■ EXERCISE DETAILS
Repeat everything from the first line of the listing below through the line that contains "color: '#d9d9d9', width: 2", exactly. Leave out pictures.
++++++
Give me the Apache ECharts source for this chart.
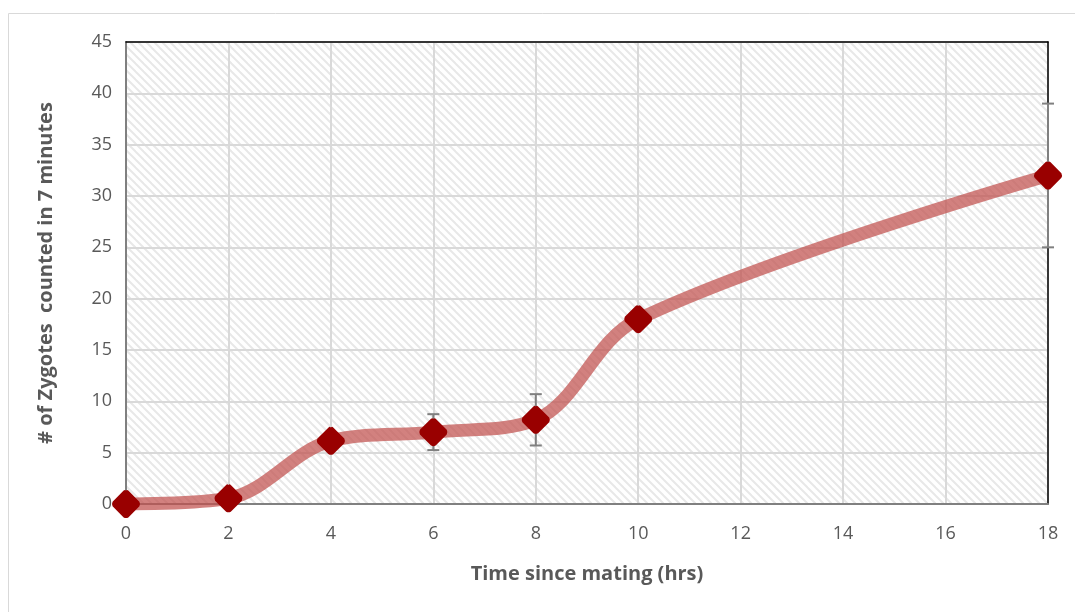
<!DOCTYPE html>
<html>
<head>
<meta charset="utf-8">
<script src="https://cdn.jsdelivr.net/npm/echarts@6/dist/echarts.min.js"></script>
<style>
  html, body { margin: 0; padding: 0; background: #fff; }
  #main { width: 1075px; height: 612px; }
</style>
</head>
<body>
<div id="main"></div>
<script>
// data
var hours = [0, 2, 4, 6, 8, 10, 18];
var zygotes = [0, 0.55, 6.15, 7.0, 8.2, 18, 32];
var errPlus = [0, 0, 0, 1.75, 2.5, 0, 7];

var FONT = '"Open Sans", "Liberation Sans", sans-serif';

// diagonal hatch tile for plot background
function hatchTile() {
    var s = 8;
    var c = document.createElement('canvas');
    c.width = s; c.height = s;
    var g = c.getContext('2d');
    g.fillStyle = '#ffffff';
    g.fillRect(0, 0, s, s);
    g.strokeStyle = '#e8e8e8';
    g.lineWidth = 2;
    for (var k = -1; k <= 1; k++) {
        g.beginPath();
        g.moveTo(-1, -1 + k * s);
        g.lineTo(s + 1, s + 1 + k * s);
        g.stroke();
    }
    return c;
}

var pts = hours.map(function (h, i) { return [h, zygotes[i]]; });
var errData = [];
hours.forEach(function (h, i) {
    if (errPlus[i] > 0) errData.push([h, zygotes[i] - errPlus[i], zygotes[i] + errPlus[i]]);
});

var labelStyle = { fontFamily: FONT, fontSize: 18, color: '#595959' };
var titleStyle = { fontFamily: FONT, fontSize: 20, fontWeight: 'bold', color: '#595959' };
var gridLine = { show: true, lineStyle: { color: '#d9d9d9', width: 2 } };

var myChart = echarts.init(document.getElementById('main'));
myChart.setOption({
    animation: false,
    graphic: [{
        type: 'rect',
        shape: { x: 8.5, y: 13.5, width: 1100, height: 640 },
        style: { fill: 'none', stroke: '#d9d9d9', lineWidth: 1 },
        silent: true, z: -10
    }],
    grid: {
        left: 126, right: 27, top: 42, bottom: 108,
        show: true,
        backgroundColor: { image: hatchTile(), repeat: 'repeat' },
        borderWidth: 0
    },
    xAxis: [{
        type: 'value', min: 0, max: 18, interval: 2,
        name: 'Time since mating (hrs)',
        nameLocation: 'middle', nameGap: 60,
        nameTextStyle: titleStyle,
        axisLine: { show: true, onZero: false, lineStyle: { color: '#808080', width: 2 } },
        axisTick: { show: false },
        axisLabel: Object.assign({ margin: 21 }, labelStyle),
        splitLine: gridLine
    }, {
        type: 'value', min: 0, max: 18, position: 'top',
        axisLine: { show: true, onZero: false, lineStyle: { color: '#000', width: 1.5 } },
        axisTick: { show: false }, axisLabel: { show: false }, splitLine: { show: false }
    }],
    yAxis: [{
        type: 'value', min: 0, max: 45, interval: 5,
        name: '# of Zygotes  counted in 7 minutes',
        nameLocation: 'middle', nameGap: 70,
        nameTextStyle: titleStyle,
        axisLine: { show: true, onZero: false, lineStyle: { color: '#808080', width: 2 } },
        axisTick: { show: false },
        axisLabel: Object.assign({ margin: 14 }, labelStyle),
        splitLine: gridLine
    }, {
        type: 'value', min: 0, max: 45, position: 'right',
        axisLine: { show: true, onZero: false, lineStyle: { color: '#000', width: 1.5 } },
        axisTick: { show: false }, axisLabel: { show: false }, splitLine: { show: false }
    }],
    series: [{
        type: 'line',
        data: pts,
        smooth: 0.35,
        showSymbol: false,
        lineStyle: { color: 'rgba(192,80,77,0.72)', width: 13 },
        z: 2
    }, {
        type: 'custom',
        data: errData,
        clip: false,
        zlevel: 1,
        renderItem: function (params, api) {
            var x = api.value(0);
            var lo = api.coord([x, api.value(1)]);
            var hi = api.coord([x, api.value(2)]);
            var cap = 6;
            var st = { stroke: '#808080', lineWidth: 2 };
            return {
                type: 'group',
                children: [
                    { type: 'line', shape: { x1: lo[0], y1: lo[1], x2: hi[0], y2: hi[1] }, style: st },
                    { type: 'line', shape: { x1: lo[0] - cap, y1: lo[1], x2: lo[0] + cap, y2: lo[1] }, style: st },
                    { type: 'line', shape: { x1: hi[0] - cap, y1: hi[1], x2: hi[0] + cap, y2: hi[1] }, style: st }
                ]
            };
        },
        z: 10
    }, {
        type: 'scatter',
        data: pts,
        zlevel: 1,
        symbol: 'path://M50,4 Q54,0 58,4 L96,42 Q100,50 96,58 L58,96 Q50,100 42,96 L4,58 Q0,50 4,42 L42,4 Q46,0 50,4 Z',
        symbolSize: 28,
        itemStyle: { color: '#990000', opacity: 1 },
        z: 11
    }]
});
</script>
</body>
</html>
++++++
■ SOLUTION
Give me the Apache ECharts source for this chart.
<!DOCTYPE html>
<html>
<head>
<meta charset="utf-8">
<script src="https://cdn.jsdelivr.net/npm/echarts@6/dist/echarts.min.js"></script>
<style>
  html, body { margin: 0; padding: 0; background: #fff; }
  #main { width: 1075px; height: 612px; }
</style>
</head>
<body>
<div id="main"></div>
<script>
// data
var hours = [0, 2, 4, 6, 8, 10, 18];
var zygotes = [0, 0.55, 6.15, 7.0, 8.2, 18, 32];
var errPlus = [0, 0, 0, 1.75, 2.5, 0, 7];

var FONT = '"Open Sans", "Liberation Sans", sans-serif';

// diagonal hatch tile for plot background
function hatchTile() {
    var s = 8;
    var c = document.createElement('canvas');
    c.width = s; c.height = s;
    var g = c.getContext('2d');
    g.fillStyle = '#ffffff';
    g.fillRect(0, 0, s, s);
    g.strokeStyle = '#e8e8e8';
    g.lineWidth = 2;
    for (var k = -1; k <= 1; k++) {
        g.beginPath();
        g.moveTo(-1, -1 + k * s);
        g.lineTo(s + 1, s + 1 + k * s);
        g.stroke();
    }
    return c;
}

var pts = hours.map(function (h, i) { return [h, zygotes[i]]; });
var errData = [];
hours.forEach(function (h, i) {
    if (errPlus[i] > 0) errData.push([h, zygotes[i] - errPlus[i], zygotes[i] + errPlus[i]]);
});

var labelStyle = { fontFamily: FONT, fontSize: 18, color: '#595959' };
var titleStyle = { fontFamily: FONT, fontSize: 20, fontWeight: 'bold', color: '#595959' };
var gridLine = { show: true, lineStyle: { color: '#d9d9d9', width: 2 } };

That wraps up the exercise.